▶ _TASK BRIEF_
Select the lines that hold the word "Output" and copy each one.

▶ _ITEMS_

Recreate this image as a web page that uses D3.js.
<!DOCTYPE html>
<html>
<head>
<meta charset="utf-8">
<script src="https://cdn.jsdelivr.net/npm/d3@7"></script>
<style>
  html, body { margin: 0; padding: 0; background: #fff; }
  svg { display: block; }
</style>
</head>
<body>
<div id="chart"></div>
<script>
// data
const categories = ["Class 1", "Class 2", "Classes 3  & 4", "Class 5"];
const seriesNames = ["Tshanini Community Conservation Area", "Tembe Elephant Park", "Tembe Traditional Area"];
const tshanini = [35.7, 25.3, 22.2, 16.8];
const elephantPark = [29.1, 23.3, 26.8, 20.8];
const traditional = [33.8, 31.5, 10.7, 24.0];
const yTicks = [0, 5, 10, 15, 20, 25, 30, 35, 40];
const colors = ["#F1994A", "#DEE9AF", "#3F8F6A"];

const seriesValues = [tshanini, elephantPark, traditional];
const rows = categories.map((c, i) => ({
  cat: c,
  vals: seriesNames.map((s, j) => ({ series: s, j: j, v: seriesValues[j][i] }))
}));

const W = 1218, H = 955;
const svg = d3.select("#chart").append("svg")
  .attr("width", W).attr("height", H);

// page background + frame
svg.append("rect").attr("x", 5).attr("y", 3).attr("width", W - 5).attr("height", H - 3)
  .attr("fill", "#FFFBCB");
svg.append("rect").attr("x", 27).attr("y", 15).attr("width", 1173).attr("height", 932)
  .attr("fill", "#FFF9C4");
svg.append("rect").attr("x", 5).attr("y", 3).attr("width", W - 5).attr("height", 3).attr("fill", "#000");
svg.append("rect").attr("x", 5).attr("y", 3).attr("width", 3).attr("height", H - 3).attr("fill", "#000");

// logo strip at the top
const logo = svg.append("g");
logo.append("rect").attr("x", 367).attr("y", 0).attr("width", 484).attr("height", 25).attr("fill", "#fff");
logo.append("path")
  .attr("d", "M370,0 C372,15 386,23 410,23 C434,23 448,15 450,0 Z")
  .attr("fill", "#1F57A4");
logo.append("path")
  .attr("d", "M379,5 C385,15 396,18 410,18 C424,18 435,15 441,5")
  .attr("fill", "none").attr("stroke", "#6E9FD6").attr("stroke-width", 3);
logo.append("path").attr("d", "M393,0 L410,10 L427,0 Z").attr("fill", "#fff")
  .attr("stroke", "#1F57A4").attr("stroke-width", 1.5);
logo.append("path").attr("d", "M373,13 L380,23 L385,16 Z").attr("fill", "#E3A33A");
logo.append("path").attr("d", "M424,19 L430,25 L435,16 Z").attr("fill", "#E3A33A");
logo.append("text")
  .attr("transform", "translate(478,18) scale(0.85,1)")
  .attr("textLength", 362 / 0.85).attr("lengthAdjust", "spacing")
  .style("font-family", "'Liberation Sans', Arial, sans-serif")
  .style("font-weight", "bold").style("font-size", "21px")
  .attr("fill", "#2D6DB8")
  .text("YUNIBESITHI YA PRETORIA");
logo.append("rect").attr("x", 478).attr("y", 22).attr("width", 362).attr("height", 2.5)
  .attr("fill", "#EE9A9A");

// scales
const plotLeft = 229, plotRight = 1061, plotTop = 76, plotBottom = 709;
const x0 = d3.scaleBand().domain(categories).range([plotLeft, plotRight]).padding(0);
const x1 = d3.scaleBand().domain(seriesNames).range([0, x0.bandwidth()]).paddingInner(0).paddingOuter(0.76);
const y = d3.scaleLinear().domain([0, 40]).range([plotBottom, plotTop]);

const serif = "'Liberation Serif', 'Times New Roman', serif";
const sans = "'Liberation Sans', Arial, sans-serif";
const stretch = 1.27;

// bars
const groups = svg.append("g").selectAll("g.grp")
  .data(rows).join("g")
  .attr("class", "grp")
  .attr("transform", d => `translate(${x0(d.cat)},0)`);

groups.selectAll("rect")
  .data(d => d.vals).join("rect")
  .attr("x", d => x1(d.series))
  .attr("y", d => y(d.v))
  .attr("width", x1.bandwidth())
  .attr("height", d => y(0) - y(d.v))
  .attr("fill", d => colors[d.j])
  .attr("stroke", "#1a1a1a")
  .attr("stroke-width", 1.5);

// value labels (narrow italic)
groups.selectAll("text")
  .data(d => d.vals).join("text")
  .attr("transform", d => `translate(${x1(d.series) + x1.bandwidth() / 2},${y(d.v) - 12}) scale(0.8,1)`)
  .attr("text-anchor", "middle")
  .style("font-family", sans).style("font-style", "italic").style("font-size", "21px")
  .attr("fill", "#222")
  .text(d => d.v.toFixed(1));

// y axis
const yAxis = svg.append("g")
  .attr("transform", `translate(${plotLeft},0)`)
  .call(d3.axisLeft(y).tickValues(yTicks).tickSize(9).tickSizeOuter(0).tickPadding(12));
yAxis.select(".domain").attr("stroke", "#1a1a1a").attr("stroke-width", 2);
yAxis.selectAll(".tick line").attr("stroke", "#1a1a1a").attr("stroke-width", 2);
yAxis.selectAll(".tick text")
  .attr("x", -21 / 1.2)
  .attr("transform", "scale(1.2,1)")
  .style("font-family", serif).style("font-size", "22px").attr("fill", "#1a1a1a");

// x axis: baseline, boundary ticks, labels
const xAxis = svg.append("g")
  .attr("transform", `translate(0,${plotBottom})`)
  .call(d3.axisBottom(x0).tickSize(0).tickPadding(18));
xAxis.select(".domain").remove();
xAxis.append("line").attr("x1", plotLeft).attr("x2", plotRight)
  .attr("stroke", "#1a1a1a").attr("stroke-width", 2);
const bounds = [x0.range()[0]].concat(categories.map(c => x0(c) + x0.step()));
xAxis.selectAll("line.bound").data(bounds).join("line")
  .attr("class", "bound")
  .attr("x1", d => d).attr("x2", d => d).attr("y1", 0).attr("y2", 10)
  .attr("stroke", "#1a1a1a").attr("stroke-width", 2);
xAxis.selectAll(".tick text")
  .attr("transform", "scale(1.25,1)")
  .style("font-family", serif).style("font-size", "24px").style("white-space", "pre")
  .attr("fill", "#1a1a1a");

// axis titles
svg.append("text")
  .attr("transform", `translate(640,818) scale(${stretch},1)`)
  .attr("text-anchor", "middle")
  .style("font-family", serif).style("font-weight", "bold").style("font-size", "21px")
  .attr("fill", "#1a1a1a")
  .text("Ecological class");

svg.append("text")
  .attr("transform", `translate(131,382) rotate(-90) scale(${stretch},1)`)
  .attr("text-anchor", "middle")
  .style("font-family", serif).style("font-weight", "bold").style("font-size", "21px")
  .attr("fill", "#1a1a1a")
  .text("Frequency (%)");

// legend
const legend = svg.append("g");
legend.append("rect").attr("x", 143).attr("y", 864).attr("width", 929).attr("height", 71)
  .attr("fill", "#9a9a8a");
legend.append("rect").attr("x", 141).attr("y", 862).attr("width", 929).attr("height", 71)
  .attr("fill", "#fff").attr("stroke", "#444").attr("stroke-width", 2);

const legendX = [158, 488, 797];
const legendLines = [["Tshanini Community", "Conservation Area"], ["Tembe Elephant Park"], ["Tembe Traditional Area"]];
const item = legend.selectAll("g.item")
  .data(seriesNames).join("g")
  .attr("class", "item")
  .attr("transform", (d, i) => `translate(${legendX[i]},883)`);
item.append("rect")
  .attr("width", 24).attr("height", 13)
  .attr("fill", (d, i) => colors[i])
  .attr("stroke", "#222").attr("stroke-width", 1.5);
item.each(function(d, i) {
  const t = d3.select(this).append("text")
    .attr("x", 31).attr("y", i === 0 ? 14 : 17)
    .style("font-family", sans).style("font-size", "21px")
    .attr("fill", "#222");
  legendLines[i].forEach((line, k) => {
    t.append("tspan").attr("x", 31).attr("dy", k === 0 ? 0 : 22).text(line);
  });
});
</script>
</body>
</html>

* * *

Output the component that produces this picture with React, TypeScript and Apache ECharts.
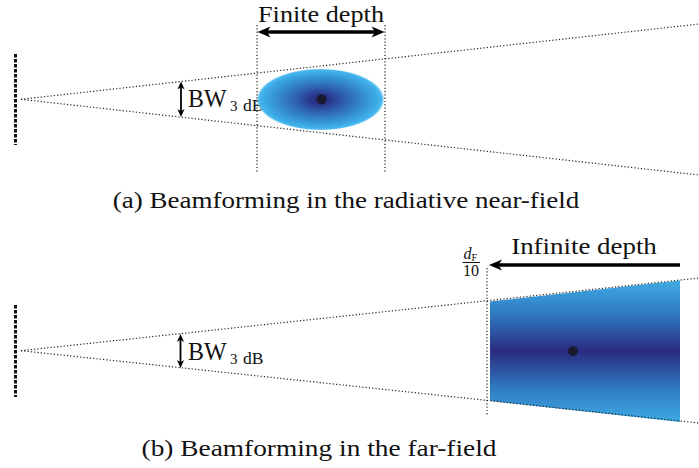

--

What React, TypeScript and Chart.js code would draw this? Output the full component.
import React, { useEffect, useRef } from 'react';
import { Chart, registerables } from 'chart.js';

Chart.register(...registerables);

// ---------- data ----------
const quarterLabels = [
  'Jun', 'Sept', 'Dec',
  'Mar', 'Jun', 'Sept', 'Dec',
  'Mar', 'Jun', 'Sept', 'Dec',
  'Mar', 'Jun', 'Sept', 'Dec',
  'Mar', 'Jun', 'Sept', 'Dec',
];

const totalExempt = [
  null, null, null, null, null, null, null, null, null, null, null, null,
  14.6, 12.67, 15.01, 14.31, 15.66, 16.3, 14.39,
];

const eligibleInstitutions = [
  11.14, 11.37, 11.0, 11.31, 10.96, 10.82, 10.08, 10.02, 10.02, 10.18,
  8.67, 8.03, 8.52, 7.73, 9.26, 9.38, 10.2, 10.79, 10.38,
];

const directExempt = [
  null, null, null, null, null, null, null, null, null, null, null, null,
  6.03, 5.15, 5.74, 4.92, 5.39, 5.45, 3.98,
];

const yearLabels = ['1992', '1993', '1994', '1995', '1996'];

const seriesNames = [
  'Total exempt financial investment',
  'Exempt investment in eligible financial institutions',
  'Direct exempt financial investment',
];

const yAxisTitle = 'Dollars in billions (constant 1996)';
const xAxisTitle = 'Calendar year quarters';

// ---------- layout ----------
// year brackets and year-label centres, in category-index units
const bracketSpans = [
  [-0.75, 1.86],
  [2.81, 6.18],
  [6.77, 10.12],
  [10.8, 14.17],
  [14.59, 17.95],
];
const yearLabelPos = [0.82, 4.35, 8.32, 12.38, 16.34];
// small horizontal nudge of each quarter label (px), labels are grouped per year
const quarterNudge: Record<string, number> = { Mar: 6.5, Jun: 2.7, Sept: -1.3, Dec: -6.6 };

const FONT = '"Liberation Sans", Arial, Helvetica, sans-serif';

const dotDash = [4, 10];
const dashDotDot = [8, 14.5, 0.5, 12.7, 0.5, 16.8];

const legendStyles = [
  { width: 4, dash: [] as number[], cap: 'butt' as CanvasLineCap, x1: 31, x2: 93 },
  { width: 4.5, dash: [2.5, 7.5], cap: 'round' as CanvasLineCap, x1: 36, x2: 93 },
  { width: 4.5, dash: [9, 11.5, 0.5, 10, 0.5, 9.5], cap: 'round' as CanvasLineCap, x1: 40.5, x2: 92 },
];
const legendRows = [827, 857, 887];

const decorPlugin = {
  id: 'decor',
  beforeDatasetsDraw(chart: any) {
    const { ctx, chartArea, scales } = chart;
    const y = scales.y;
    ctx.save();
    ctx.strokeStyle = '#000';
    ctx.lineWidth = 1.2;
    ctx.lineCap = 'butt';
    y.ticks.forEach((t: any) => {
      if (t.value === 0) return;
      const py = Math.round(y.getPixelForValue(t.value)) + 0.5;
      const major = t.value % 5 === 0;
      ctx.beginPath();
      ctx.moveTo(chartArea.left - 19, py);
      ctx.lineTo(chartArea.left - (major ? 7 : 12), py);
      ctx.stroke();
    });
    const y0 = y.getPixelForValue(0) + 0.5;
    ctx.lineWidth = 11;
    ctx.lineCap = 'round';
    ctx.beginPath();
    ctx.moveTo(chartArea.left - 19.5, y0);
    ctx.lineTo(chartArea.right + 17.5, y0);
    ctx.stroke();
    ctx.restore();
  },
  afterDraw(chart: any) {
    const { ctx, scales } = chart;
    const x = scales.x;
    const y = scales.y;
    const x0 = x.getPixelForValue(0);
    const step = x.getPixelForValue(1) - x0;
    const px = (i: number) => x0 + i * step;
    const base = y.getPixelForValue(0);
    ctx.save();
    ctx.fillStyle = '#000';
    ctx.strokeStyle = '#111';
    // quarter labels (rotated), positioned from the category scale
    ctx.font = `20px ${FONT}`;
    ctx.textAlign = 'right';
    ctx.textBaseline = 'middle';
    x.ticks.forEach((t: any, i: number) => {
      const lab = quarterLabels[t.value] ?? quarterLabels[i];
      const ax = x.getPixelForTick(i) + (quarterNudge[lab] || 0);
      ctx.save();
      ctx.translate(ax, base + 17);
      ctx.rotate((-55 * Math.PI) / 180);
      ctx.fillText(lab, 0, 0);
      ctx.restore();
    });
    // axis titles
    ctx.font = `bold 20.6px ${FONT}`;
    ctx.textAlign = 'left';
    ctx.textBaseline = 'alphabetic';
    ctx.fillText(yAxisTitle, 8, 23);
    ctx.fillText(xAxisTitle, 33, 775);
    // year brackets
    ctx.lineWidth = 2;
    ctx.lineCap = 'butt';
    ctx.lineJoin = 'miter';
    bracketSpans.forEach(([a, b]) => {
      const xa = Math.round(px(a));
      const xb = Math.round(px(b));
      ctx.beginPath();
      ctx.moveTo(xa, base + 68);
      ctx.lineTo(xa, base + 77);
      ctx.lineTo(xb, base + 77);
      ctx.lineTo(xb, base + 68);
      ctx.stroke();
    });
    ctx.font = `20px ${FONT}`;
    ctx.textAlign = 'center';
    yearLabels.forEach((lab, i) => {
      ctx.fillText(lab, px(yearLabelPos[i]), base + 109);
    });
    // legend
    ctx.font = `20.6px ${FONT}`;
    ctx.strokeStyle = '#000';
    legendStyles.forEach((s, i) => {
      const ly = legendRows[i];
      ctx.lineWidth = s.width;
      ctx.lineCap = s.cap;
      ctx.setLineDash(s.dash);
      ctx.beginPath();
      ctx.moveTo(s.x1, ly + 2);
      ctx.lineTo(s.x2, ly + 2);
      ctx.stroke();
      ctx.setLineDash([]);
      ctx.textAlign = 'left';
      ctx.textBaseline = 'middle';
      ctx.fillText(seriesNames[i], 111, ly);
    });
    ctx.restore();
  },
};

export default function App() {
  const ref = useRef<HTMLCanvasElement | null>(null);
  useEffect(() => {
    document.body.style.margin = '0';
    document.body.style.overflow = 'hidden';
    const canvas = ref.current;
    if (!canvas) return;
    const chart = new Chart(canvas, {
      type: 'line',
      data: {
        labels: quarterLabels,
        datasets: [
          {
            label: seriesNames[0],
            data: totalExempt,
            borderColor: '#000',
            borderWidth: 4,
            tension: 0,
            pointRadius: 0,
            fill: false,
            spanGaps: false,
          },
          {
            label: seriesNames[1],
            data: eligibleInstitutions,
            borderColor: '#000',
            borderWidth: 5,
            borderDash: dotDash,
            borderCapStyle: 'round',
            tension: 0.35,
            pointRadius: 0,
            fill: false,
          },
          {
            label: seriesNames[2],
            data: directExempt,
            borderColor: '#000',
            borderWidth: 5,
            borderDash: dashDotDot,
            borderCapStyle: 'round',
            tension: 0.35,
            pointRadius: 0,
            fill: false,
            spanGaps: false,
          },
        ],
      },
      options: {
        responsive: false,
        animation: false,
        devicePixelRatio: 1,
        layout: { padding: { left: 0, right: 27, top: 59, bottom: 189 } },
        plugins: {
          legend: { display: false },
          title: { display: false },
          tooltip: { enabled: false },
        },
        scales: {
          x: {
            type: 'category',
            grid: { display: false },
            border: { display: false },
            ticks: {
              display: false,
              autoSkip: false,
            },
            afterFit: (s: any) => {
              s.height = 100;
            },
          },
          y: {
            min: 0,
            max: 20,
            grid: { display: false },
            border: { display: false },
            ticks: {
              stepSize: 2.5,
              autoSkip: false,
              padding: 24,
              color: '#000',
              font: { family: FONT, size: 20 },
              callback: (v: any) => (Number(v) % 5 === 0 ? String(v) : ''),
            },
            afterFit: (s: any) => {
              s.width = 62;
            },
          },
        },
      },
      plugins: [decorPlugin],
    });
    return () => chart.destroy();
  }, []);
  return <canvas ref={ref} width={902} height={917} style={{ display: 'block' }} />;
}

▶ _ANSWER IN FULL_
Output the component that produces this picture with React, TypeScript and Apache ECharts.
What React, TypeScript and Chart.js code would draw this? Output the full component.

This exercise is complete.